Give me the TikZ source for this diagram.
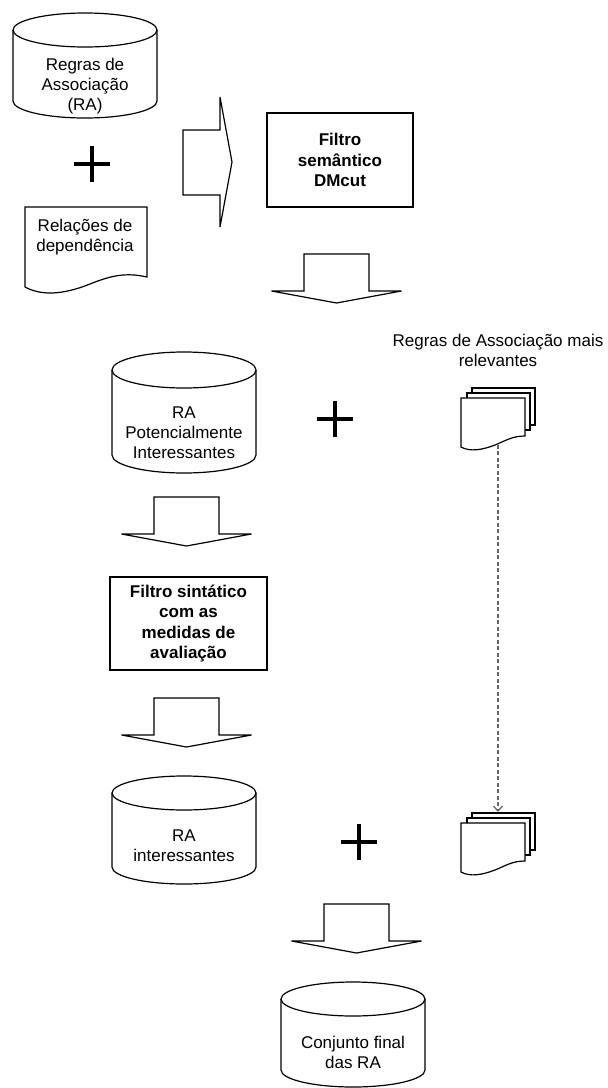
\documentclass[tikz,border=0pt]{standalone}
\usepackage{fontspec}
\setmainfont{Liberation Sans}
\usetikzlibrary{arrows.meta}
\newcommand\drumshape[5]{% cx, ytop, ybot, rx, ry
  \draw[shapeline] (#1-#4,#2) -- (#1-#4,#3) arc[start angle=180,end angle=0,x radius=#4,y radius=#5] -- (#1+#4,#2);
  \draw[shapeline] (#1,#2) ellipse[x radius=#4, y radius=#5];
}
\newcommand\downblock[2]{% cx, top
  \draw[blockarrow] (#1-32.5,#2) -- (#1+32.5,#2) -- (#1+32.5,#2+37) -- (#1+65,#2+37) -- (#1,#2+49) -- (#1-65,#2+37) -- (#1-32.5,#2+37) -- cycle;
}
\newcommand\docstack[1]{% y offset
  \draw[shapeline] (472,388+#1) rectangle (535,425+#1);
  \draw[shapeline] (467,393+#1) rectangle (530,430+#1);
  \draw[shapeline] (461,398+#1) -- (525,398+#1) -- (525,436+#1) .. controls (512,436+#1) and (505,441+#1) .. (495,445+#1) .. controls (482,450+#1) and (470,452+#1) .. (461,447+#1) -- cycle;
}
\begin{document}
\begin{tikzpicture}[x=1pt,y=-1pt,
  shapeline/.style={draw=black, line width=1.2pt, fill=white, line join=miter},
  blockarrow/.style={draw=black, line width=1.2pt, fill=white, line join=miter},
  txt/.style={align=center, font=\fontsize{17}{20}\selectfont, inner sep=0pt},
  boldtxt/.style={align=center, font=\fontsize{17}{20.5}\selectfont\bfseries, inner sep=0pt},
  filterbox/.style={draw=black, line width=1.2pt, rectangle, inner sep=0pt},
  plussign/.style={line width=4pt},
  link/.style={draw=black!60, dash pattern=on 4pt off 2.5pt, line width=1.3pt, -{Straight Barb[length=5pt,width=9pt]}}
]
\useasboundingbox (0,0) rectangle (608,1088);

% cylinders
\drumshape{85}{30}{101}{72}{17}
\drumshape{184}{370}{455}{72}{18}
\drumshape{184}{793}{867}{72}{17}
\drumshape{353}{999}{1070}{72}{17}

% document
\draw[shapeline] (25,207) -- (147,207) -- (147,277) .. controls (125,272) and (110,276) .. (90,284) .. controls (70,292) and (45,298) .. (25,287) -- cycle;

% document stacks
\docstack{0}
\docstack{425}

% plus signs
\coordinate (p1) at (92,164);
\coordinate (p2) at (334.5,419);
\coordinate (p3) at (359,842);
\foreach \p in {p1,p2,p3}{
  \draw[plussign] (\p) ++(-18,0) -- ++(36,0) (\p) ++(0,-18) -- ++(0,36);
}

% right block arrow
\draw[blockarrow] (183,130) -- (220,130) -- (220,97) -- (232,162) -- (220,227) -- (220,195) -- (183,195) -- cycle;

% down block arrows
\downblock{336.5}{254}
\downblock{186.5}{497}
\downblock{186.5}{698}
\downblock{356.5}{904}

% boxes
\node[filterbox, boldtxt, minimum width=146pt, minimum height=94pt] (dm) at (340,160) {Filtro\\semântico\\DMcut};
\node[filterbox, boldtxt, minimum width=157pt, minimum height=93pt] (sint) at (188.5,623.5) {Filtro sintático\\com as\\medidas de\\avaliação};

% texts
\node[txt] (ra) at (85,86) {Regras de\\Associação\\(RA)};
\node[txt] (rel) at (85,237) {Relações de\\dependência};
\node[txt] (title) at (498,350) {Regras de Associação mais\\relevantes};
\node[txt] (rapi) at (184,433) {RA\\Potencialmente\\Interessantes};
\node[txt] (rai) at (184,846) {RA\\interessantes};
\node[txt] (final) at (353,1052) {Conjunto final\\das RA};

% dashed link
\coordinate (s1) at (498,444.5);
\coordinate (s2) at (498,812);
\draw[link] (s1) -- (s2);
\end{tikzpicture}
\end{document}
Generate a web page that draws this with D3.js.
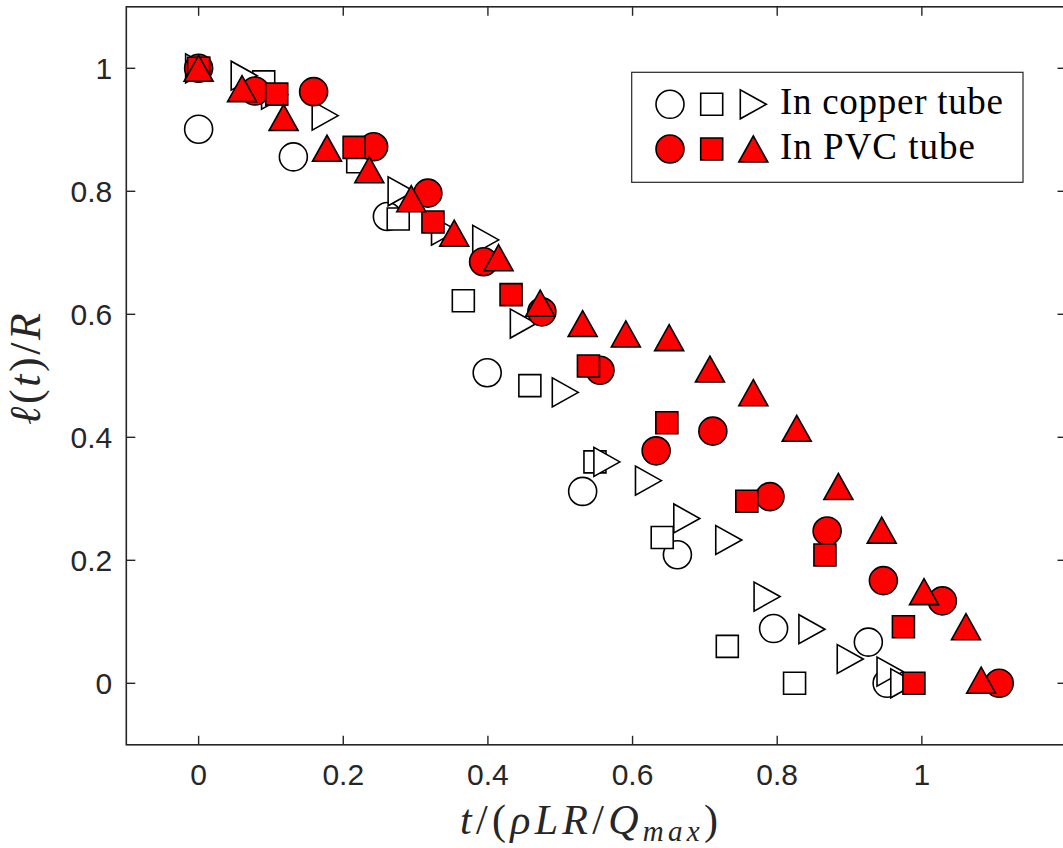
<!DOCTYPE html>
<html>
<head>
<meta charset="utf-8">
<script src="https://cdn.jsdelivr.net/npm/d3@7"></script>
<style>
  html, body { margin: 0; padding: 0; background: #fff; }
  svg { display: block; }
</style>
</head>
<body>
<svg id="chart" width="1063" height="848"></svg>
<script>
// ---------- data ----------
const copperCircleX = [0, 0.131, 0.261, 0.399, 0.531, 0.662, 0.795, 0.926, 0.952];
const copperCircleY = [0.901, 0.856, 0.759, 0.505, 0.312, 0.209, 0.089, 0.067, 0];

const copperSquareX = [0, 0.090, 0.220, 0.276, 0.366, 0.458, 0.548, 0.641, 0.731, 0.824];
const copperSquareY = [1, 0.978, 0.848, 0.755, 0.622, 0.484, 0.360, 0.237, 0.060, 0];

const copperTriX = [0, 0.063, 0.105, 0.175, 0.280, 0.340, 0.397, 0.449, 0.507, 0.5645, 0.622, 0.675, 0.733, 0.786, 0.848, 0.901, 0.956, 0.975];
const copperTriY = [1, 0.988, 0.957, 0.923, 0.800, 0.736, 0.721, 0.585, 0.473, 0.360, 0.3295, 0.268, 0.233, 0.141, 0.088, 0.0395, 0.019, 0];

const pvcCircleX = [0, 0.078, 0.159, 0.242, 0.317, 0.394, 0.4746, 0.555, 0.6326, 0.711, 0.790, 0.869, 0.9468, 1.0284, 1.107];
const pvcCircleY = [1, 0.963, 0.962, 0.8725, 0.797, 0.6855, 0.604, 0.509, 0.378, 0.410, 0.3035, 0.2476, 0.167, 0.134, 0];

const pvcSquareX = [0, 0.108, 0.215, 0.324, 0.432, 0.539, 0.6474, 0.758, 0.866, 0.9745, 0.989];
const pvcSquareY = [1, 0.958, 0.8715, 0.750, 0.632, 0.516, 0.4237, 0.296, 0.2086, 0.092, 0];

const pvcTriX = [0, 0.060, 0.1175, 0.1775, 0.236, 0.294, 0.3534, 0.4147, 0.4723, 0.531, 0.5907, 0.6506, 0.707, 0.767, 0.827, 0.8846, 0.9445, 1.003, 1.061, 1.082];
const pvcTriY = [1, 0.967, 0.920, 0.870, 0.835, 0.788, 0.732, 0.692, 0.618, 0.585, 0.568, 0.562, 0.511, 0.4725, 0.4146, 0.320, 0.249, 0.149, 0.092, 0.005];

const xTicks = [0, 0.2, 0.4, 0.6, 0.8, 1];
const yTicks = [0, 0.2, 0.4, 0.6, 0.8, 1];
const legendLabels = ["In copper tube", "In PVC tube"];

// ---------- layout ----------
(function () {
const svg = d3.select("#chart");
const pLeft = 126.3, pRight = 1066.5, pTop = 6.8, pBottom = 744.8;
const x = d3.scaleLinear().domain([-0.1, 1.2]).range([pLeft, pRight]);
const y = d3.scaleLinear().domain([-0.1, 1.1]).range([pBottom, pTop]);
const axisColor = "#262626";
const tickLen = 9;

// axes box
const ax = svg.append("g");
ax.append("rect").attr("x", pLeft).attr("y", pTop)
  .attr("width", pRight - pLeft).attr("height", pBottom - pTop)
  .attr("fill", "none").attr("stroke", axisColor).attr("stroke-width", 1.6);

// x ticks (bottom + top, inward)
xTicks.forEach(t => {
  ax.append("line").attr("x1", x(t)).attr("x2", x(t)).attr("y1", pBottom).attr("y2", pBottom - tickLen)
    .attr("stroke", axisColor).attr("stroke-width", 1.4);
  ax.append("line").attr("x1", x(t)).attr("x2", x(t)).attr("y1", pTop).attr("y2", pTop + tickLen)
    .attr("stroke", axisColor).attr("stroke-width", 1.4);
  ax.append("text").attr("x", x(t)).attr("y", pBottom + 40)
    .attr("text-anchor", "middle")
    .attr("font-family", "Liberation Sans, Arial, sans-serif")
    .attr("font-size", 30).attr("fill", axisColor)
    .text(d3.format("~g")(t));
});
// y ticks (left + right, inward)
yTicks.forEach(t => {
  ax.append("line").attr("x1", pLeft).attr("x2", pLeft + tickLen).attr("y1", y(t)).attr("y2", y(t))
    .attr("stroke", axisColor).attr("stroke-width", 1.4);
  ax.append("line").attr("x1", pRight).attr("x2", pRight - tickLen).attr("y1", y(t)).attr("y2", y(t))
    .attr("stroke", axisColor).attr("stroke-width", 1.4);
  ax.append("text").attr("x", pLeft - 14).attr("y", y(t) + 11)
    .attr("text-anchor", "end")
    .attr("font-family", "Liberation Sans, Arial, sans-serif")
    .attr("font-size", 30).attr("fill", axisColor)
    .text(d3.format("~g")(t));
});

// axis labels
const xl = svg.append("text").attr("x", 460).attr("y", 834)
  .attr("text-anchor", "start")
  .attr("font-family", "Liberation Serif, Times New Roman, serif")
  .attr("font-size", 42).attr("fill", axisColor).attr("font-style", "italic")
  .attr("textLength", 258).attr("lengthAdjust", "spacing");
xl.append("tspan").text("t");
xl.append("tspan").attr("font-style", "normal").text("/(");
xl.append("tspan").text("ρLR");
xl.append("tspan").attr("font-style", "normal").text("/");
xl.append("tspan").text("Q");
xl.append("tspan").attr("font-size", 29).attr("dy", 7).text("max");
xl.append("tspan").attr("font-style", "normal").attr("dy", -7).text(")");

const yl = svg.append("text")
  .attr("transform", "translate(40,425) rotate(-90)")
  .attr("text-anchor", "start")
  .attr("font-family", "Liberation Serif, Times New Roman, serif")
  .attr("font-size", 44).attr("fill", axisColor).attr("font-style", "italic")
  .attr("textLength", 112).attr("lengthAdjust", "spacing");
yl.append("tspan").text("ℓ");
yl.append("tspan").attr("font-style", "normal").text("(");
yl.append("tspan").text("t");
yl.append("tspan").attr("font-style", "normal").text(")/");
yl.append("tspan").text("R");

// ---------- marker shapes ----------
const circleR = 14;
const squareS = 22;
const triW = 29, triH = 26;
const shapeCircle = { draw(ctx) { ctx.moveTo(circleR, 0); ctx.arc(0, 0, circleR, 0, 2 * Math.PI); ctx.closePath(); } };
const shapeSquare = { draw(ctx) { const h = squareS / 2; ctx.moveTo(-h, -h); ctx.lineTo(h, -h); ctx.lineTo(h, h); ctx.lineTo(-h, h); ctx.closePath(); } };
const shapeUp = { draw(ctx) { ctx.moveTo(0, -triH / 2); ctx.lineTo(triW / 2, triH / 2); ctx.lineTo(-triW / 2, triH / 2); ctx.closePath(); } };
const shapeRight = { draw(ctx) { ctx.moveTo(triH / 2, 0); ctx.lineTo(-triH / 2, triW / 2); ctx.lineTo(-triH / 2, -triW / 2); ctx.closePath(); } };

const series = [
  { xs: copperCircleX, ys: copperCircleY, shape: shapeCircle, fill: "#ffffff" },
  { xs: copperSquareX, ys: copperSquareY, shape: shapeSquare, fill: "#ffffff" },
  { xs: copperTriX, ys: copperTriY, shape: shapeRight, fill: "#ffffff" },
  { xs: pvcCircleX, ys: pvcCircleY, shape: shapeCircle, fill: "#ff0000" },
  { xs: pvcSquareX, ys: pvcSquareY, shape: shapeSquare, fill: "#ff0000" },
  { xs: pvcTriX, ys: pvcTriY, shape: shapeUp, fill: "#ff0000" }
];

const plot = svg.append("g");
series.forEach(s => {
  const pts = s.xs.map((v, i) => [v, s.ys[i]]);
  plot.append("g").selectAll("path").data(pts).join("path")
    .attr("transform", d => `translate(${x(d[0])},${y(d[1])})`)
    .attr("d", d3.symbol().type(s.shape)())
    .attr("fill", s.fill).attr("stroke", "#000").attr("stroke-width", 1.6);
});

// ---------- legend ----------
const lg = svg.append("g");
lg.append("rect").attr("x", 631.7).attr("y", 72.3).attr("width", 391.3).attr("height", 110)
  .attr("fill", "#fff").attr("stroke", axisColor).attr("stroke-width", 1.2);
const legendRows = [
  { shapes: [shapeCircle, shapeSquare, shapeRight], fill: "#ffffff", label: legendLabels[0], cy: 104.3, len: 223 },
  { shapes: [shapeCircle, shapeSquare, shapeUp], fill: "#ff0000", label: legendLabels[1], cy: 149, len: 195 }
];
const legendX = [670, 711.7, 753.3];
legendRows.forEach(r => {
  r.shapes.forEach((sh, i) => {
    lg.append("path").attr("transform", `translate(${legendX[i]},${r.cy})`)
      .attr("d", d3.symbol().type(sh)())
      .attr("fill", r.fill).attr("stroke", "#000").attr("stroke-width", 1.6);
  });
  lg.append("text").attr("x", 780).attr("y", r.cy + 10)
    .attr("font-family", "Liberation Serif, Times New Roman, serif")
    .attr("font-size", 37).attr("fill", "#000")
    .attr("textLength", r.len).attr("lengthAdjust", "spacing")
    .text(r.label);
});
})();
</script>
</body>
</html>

━━━━━━━━━━━━━━━━

Without the pictures, give again only the lines beginning at the line that contains "Generate a web" and stopping after the line that contains "0.237, 0.060, 0];", exactly as written.

> _Full output_:
Generate a web page that draws this with D3.js.
<!DOCTYPE html>
<html>
<head>
<meta charset="utf-8">
<script src="https://cdn.jsdelivr.net/npm/d3@7"></script>
<style>
  html, body { margin: 0; padding: 0; background: #fff; }
  svg { display: block; }
</style>
</head>
<body>
<svg id="chart" width="1063" height="848"></svg>
<script>
// ---------- data ----------
const copperCircleX = [0, 0.131, 0.261, 0.399, 0.531, 0.662, 0.795, 0.926, 0.952];
const copperCircleY = [0.901, 0.856, 0.759, 0.505, 0.312, 0.209, 0.089, 0.067, 0];

const copperSquareX = [0, 0.090, 0.220, 0.276, 0.366, 0.458, 0.548, 0.641, 0.731, 0.824];
const copperSquareY = [1, 0.978, 0.848, 0.755, 0.622, 0.484, 0.360, 0.237, 0.060, 0];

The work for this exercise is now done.